Revision is All About Taking Risks

I don't think of myself as a risk-taker. I don't like roller coasters, I get anxious driving in new situations, and my idea of fun is to curl up under a cozy blanket with a good book. But when I'm revising, taking risks is almost a requirement if I want to make my story stronger.

Here are some of the big risks I've been taking in the last couple of weeks:

Cutting out good writing. It's scary, but sometimes parts of my book where I really loved the writing have to go. It feels like I'm taking a huge chance, not knowing if whatever I replace it with will be better. I can only do it if I comfort myself with the thought that all that good writing is in another version of the file and I can get it back if I need it.

[When I read the improved version, I know those elegantly-worded sections won't ever be coming back. My story doesn't need them.]

Changing the beginning. Messing with the opening paragraph (actually, the whole first chapter) makes me nervous, especially when my crit partners didn't find much wrong with it. Since the first chapter sets the tone for the whole novel, these changes spill over into later chapters, gathering momentum, and I soon find that more and more changes are needed. Aack!

[When I come back and read it later, I realize the changes aren't as big and overwhelming as I thought. My words still capture what I originally envisioned. Sigh of relief.]

Taking out drama.
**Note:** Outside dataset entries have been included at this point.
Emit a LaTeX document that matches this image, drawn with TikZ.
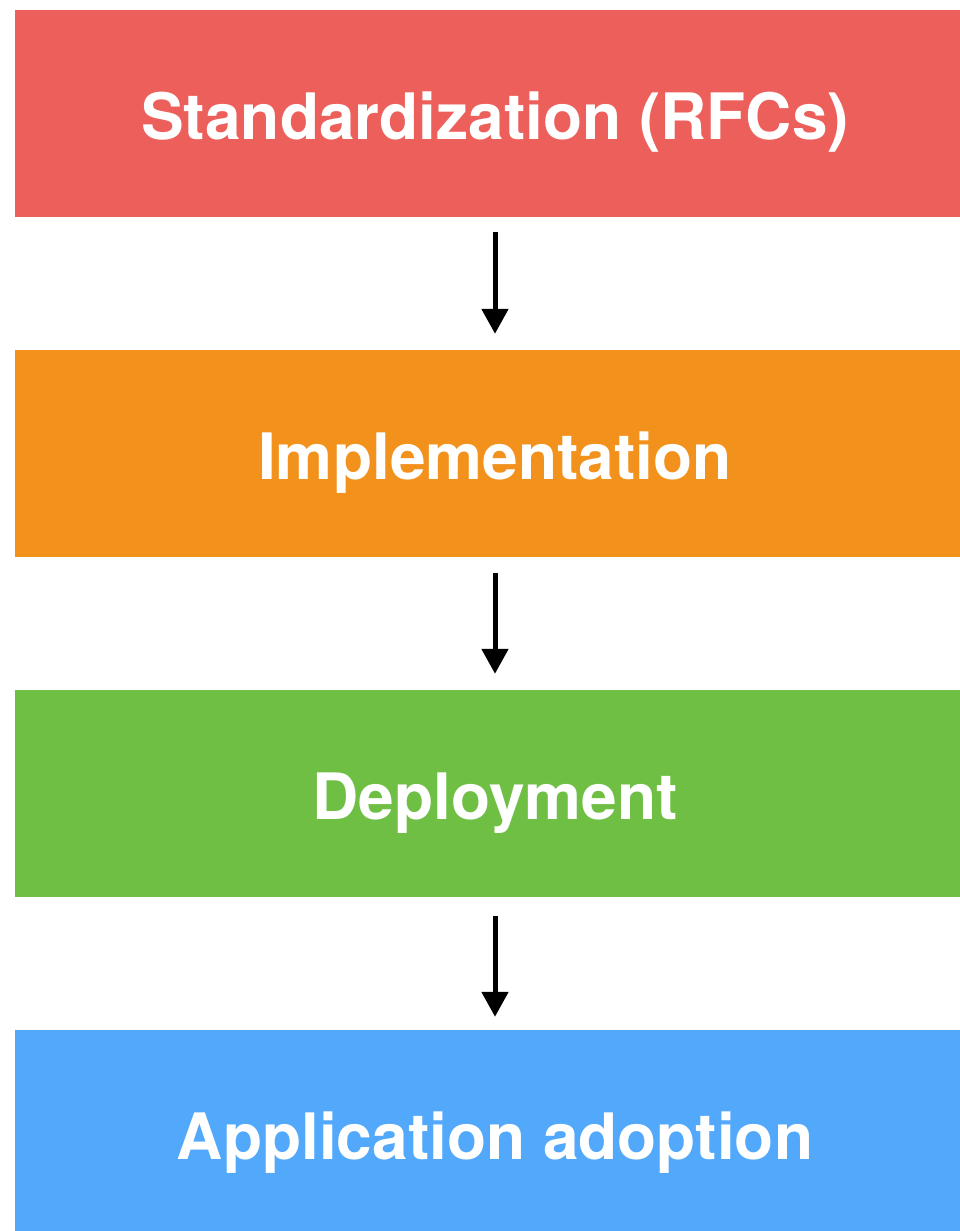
\documentclass[tikz,border=0pt]{standalone}
\usepackage{fontspec}
\setmainfont{TeX Gyre Heros}
\usetikzlibrary{arrows.meta}
\definecolor{cred}{HTML}{EC5F5A}
\definecolor{corange}{HTML}{F2911C}
\definecolor{cgreen}{HTML}{6FBF45}
\definecolor{cblue}{HTML}{52A8FA}
\tikzset{
  stagebox/.style={fill=#1, draw=none, minimum width=960pt, minimum height=207pt, inner sep=0pt,
    text height=51pt, text depth=0pt,
    text=white, font=\fontsize{64}{70}\selectfont\bfseries},
  flowarrow/.style={line width=5pt, -{Triangle[width=26pt,length=25pt]}}
}
\begin{document}
\begin{tikzpicture}[x=1pt,y=-1pt]
\useasboundingbox (0,0) rectangle (959,1231);
\node[stagebox=cred] (b1) at (495,113.5) {Standardization (RFCs)};
\node[stagebox=corange] (b2) at (495,453.5) {Implementation};
\node[stagebox=cgreen] (b3) at (495,793.5) {Deployment};
\node[stagebox=cblue] (b4) at (495,1133.5) {Application adoption};
\draw[flowarrow, shorten <=15pt, shorten >=16pt] (b1.south) -- (b2.north);
\draw[flowarrow, shorten <=16pt, shorten >=16pt] (b2.south) -- (b3.north);
\draw[flowarrow, shorten <=19pt, shorten >=13pt] (b3.south) -- (b4.north);
\end{tikzpicture}
\end{document}
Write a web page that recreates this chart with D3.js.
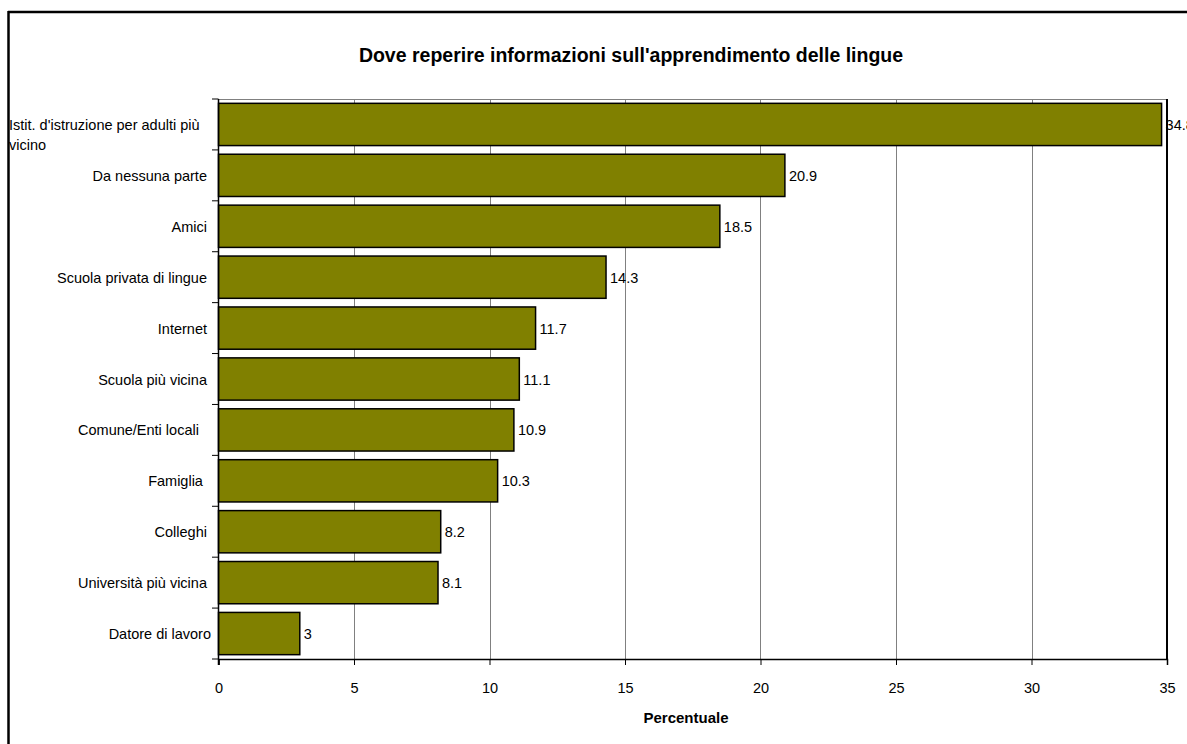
<!DOCTYPE html>
<html>
<head>
<meta charset="utf-8">
<script src="https://cdn.jsdelivr.net/npm/d3@7"></script>
<style>
  body { margin: 0; background: #fff; }
  text { font-family: "Liberation Sans", Arial, sans-serif; white-space: pre; }
</style>
</head>
<body>
<script>
// categories top to bottom (trailing spaces as in the source sheet)
var categories = ["Istit. d'istruzione per adulti più vicino", "Da nessuna parte ", "Amici ", "Scuola privata di lingue ",
  "Internet ", "Scuola più vicina ", "Comune/Enti locali   ", "Famiglia  ", "Colleghi ", "Università più vicina ", "Datore di lavoro"];
var values = [34.8, 20.9, 18.5, 14.3, 11.7, 11.1, 10.9, 10.3, 8.2, 8.1, 3];
var xTicks = [0, 5, 10, 15, 20, 25, 30, 35];

var w = 1187, h = 744;
var svg = d3.select("body").append("svg")
    .attr("width", w)
    .attr("height", h);

var x = d3.scaleLinear().domain([0, 35]).range([218.5, 1167]);
var y = d3.scaleBand().domain(categories).range([99, 659])
    .paddingInner(0.17).paddingOuter(0.085);

// title
svg.append("text")
    .attr("x", 631).attr("y", 62)
    .attr("text-anchor", "middle")
    .style("font-size", "19.5px").style("font-weight", "bold")
    .text("Dove reperire informazioni sull'apprendimento delle lingue");

// gridlines
svg.append("g").selectAll("line")
    .data(xTicks.slice(1, -1))
    .enter().append("line")
    .attr("x1", function(d){ return Math.round(x(d)) + 0.5; })
    .attr("x2", function(d){ return Math.round(x(d)) + 0.5; })
    .attr("y1", 99).attr("y2", 659)
    .style("stroke", "#808080");

// top plot edge
svg.append("line")
    .attr("x1", 218).attr("x2", 1167).attr("y1", 99.5).attr("y2", 99.5)
    .style("stroke", "#808080");

// bars
svg.append("g").selectAll("rect")
    .data(values)
    .enter().append("rect")
    .attr("x", x(0))
    .attr("y", function(d, i){ return y(categories[i]); })
    .attr("width", function(d){ return x(d) - x(0); })
    .attr("height", y.bandwidth())
    .style("fill", "#808000")
    .style("stroke", "#000")
    .style("stroke-width", 1.5);

// right plot edge
svg.append("line")
    .attr("x1", 1167).attr("x2", 1167).attr("y1", 99).attr("y2", 659)
    .style("stroke", "#000").style("stroke-width", 2);

// value labels
svg.append("g").selectAll("text")
    .data(values)
    .enter().append("text")
    .attr("x", function(d){ return x(d) + 4; })
    .attr("y", function(d, i){ return y(categories[i]) + y.bandwidth() / 2 + 5.5; })
    .style("font-size", "14.5px")
    .text(function(d){ return d; });

// x axis
var xAxis = d3.axisBottom(x).tickValues(xTicks).tickSize(6).tickPadding(18);
var gx = svg.append("g").attr("transform", "translate(0,659)").call(xAxis);
gx.select(".domain").style("stroke", "#000").style("stroke-width", 1.5);
gx.selectAll("text").style("font-size", "14.5px").style("font-family", "Liberation Sans, Arial, sans-serif");

// y axis (ticks at band boundaries)
var bounds = d3.range(categories.length + 1).map(function(i){ return 99 + i * (560 / categories.length); });
svg.append("line")
    .attr("x1", 218.5).attr("x2", 218.5).attr("y1", 99).attr("y2", 665)
    .style("stroke", "#000").style("stroke-width", 1.5);
svg.append("g").selectAll("line")
    .data(bounds)
    .enter().append("line")
    .attr("x1", 212).attr("x2", 218.5)
    .attr("y1", function(d){ return d; }).attr("y2", function(d){ return d; })
    .style("stroke", "#000");

// category labels
svg.append("g").selectAll("text")
    .data(categories.slice(1))
    .enter().append("text")
    .attr("x", 211)
    .attr("y", function(d){ return y(d) + y.bandwidth() / 2 + 5.5; })
    .attr("text-anchor", "end")
    .style("font-size", "14.5px")
    .text(function(d){ return d; });

// first label wraps in two lines
var first = svg.append("text")
    .attr("x", 9).attr("y", 130)
    .style("font-size", "14.5px");
first.append("tspan").attr("x", 9).attr("y", 130).text("Istit. d'istruzione per adulti più");
first.append("tspan").attr("x", 9).attr("y", 150).text("vicino");

// axis title
svg.append("text")
    .attr("x", 686).attr("y", 723)
    .attr("text-anchor", "middle")
    .style("font-size", "15px").style("font-weight", "bold")
    .text("Percentuale");

// chart frame (top and left edges visible)
svg.append("line")
    .attr("x1", 8).attr("x2", w).attr("y1", 12).attr("y2", 12)
    .style("stroke", "#000").style("stroke-width", 2.5);
svg.append("line")
    .attr("x1", 8.5).attr("x2", 8.5).attr("y1", 11).attr("y2", h)
    .style("stroke", "#000").style("stroke-width", 2.5);
</script>
</body>
</html>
I tend to throw a lot of obstacles at my protagonist, sometimes several in one chapter. I'm learning that too much drama doesn't give the reader a clear emotion to focus on. Cutting out action still worries me. Will the story be exciting enough? Will it hold my reader's attention? Should I risk it? I have to start small, reminding myself that it doesn't hurt to try. I can always put it back the way it was if it doesn't work out. What's few more hours of writing, anyway?

[My 11-year-old decided to re-read the early version of my story this week and commented that a lot of the story events happen "just in time" and it seemed unrealistic. Huh. Maybe there will be some benefit to losing some of the drama.]

It's hard work, but I'm learning to take more risks as a writer. One of the bonuses is that it stretches my mind in entirely new directions. I've stumbled onto a few great ideas which I know will improve the story.

What risks have you taken lately in your writing?


  1. Boy, cutting out the best bits is so hard. I think it's because they often make the cut through so many drafts because we love them, but then as story elements change, these bits don't always work and so we need to let go of them to improve the whole.

    Angela @ The Bookshelf Muse

  2. Changing the beginning! I'm trying to convince myself right now not to let the beginning of my novel feel "set in stone." I should actually put this on a poster. "It may be draft number 10, but the beginning of your novel is not carved in stone."

  3. Angela, it is really hard to cut out some of those good bits. I'm pushing myself to do it with my latest revision, just to see what happens.

    Kate,I kept the same beginning for a long time, even though I knew it wasn't very "hooky". But I got a good crit of the beginning from an agent as part of a workshop, and I saw it through new eyes. Now it's in a constant state of change, and I wonder if I'll ever get it right!